## BEGIN Input for this task

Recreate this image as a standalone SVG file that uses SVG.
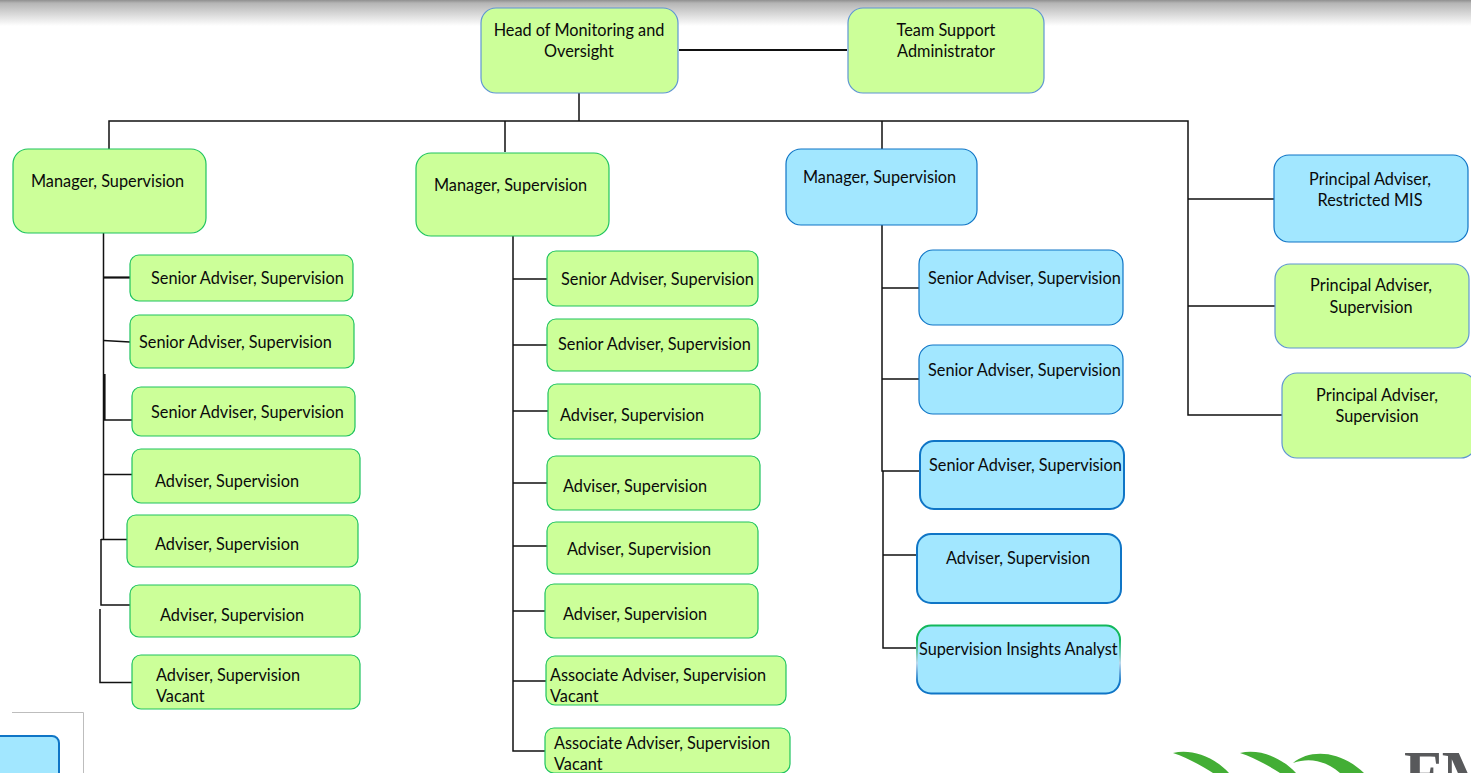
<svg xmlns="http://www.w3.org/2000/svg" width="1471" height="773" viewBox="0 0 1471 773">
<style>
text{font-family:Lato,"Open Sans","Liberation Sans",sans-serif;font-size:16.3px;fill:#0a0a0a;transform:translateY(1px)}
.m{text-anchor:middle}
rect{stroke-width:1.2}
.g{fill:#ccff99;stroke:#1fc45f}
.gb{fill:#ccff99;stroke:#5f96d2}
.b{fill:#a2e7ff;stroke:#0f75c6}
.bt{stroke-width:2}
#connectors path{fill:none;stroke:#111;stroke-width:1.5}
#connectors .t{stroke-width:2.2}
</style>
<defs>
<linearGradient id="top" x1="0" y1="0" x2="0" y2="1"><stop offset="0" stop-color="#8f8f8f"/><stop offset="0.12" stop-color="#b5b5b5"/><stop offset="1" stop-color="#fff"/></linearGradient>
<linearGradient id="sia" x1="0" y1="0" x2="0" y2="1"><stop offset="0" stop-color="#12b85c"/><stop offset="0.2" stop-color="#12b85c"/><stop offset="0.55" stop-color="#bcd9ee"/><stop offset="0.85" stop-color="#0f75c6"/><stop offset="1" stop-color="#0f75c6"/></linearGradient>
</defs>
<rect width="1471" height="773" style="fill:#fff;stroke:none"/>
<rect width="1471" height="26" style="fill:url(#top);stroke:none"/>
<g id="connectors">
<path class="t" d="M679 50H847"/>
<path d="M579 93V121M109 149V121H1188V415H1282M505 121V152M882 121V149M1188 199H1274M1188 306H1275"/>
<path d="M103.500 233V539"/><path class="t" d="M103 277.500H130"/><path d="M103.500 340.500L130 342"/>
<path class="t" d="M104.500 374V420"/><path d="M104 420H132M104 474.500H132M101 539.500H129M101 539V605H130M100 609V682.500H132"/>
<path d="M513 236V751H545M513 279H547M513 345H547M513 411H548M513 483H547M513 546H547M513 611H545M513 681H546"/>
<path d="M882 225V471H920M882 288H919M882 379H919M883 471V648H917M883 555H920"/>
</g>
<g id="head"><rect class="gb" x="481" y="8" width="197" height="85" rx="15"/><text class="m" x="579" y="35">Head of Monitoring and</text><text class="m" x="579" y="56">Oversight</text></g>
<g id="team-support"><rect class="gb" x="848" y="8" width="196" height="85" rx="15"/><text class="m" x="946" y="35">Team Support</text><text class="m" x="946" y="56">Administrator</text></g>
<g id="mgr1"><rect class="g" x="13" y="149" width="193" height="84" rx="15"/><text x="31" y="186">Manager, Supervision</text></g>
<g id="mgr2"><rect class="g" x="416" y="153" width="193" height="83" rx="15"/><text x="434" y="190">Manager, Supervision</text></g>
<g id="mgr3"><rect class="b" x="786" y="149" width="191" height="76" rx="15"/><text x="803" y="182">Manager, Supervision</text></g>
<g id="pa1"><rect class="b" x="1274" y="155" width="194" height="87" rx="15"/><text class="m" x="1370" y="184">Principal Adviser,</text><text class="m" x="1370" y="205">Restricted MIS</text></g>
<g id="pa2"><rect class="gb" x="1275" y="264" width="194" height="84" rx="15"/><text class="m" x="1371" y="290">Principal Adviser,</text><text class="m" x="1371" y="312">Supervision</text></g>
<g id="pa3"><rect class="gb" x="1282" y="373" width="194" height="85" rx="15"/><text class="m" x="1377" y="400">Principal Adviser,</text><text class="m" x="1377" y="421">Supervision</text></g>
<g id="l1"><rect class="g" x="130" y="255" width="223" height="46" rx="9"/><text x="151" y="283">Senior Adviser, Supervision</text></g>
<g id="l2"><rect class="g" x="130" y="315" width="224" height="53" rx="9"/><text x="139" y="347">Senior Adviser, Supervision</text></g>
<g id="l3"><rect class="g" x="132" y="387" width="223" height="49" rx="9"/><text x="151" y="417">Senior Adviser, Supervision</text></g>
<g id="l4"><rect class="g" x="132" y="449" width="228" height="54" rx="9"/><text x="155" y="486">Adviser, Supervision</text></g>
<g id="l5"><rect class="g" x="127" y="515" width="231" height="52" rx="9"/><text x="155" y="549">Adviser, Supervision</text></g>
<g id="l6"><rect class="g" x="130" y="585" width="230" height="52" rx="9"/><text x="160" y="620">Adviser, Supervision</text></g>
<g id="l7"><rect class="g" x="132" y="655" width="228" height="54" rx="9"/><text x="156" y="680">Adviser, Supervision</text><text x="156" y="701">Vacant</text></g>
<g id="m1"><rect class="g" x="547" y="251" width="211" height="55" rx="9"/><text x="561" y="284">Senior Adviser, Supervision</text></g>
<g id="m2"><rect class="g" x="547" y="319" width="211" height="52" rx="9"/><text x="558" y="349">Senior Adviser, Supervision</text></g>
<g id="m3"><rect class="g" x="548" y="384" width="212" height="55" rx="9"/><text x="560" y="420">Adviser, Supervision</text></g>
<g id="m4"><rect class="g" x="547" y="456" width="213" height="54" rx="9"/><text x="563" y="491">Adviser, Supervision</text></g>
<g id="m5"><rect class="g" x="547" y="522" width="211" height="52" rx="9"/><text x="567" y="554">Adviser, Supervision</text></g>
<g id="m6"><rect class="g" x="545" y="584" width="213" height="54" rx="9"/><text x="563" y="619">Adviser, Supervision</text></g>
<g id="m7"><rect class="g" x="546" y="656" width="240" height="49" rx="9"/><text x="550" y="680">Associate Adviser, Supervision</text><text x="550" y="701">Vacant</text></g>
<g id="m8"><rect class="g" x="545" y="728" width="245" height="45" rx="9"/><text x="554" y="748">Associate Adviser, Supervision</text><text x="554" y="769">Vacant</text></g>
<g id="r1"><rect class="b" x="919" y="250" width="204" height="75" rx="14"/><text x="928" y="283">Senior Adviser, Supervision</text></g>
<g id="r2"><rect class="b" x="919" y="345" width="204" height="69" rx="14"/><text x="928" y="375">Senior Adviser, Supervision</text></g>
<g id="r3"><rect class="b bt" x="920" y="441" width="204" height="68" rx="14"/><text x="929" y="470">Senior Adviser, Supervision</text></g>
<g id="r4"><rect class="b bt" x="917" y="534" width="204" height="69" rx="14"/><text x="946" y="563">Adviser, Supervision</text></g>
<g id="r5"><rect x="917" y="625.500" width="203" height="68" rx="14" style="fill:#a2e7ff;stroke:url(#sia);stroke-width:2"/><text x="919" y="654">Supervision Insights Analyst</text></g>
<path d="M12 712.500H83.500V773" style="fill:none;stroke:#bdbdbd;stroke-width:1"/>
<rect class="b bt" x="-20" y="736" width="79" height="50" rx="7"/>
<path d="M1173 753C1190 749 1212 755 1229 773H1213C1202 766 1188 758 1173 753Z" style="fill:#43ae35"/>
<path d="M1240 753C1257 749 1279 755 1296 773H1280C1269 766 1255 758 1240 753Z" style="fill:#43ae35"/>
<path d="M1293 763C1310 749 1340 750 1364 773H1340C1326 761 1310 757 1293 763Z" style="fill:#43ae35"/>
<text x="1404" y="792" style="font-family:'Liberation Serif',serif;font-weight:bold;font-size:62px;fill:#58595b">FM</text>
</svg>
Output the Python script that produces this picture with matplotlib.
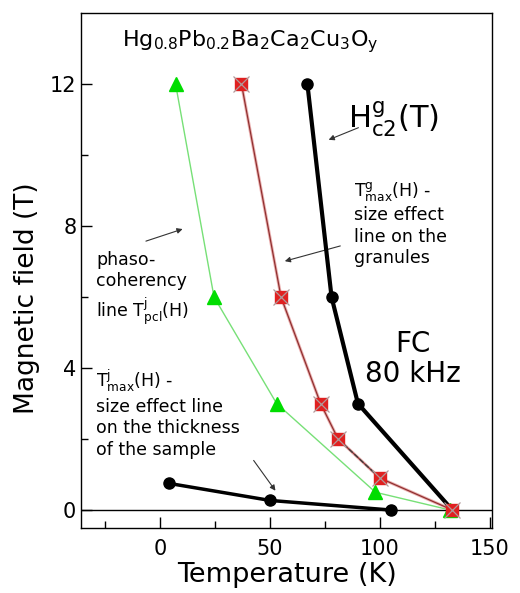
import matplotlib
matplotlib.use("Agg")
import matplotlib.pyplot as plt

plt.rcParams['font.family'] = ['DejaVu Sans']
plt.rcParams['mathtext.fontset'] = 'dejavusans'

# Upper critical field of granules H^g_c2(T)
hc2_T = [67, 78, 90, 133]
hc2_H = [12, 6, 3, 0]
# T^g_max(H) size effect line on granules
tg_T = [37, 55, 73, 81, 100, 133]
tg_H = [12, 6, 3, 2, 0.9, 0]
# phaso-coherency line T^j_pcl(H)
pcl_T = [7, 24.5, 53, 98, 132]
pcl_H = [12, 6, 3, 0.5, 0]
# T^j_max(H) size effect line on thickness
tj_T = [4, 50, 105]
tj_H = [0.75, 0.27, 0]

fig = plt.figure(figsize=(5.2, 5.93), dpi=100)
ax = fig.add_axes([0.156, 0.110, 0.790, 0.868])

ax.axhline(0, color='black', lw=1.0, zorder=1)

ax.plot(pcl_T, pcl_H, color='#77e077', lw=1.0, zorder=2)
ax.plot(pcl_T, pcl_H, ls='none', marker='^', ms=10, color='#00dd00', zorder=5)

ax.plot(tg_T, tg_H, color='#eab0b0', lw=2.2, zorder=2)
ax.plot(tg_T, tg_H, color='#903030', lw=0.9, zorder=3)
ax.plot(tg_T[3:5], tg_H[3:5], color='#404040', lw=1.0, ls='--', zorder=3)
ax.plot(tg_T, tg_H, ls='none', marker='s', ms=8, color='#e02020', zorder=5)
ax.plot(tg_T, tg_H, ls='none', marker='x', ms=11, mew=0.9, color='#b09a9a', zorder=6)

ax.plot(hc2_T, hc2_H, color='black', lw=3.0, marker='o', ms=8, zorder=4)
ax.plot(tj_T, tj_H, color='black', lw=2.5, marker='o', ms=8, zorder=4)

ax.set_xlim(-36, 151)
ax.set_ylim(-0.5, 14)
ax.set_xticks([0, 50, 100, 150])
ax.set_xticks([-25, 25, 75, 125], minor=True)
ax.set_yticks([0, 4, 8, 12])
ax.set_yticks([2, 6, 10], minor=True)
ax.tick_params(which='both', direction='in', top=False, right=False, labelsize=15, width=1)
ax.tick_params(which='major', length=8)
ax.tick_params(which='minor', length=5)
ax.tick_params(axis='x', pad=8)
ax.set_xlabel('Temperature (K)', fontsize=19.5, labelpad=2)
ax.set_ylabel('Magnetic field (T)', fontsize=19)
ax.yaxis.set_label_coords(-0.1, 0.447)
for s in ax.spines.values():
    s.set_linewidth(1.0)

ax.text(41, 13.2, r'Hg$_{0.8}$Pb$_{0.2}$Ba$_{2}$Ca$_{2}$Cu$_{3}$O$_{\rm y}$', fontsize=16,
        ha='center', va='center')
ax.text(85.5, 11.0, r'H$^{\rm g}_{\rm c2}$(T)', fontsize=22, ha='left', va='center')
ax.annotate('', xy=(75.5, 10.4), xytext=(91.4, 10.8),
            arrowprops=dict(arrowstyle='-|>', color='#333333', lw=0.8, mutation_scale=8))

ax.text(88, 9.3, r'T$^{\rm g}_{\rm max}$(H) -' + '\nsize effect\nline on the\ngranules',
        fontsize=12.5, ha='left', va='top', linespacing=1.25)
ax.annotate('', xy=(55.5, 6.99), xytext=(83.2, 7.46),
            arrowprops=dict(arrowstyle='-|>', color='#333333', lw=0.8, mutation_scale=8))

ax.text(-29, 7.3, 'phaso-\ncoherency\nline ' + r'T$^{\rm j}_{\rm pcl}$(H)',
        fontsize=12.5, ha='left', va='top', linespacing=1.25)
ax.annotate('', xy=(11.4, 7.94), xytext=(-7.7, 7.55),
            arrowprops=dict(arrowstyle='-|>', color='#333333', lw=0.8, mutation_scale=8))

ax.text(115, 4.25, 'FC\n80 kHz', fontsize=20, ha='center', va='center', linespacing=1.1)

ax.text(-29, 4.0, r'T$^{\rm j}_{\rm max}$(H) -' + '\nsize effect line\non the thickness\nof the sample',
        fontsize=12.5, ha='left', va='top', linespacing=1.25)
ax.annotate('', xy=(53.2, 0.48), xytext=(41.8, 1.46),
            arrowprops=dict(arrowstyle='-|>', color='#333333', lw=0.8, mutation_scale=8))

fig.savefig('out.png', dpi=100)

## END Input for this task

● **Written request**:
Beginning at the line above that contains "Output the Python", repeat each line exactly through the one that contains "plt.rcParams['mathtext.fontset'] = 'dejavusans'", and leave out the pictures.

● **Answer to the problem**:
Output the Python script that produces this picture with matplotlib.
import matplotlib
matplotlib.use("Agg")
import matplotlib.pyplot as plt

plt.rcParams['font.family'] = ['DejaVu Sans']
plt.rcParams['mathtext.fontset'] = 'dejavusans'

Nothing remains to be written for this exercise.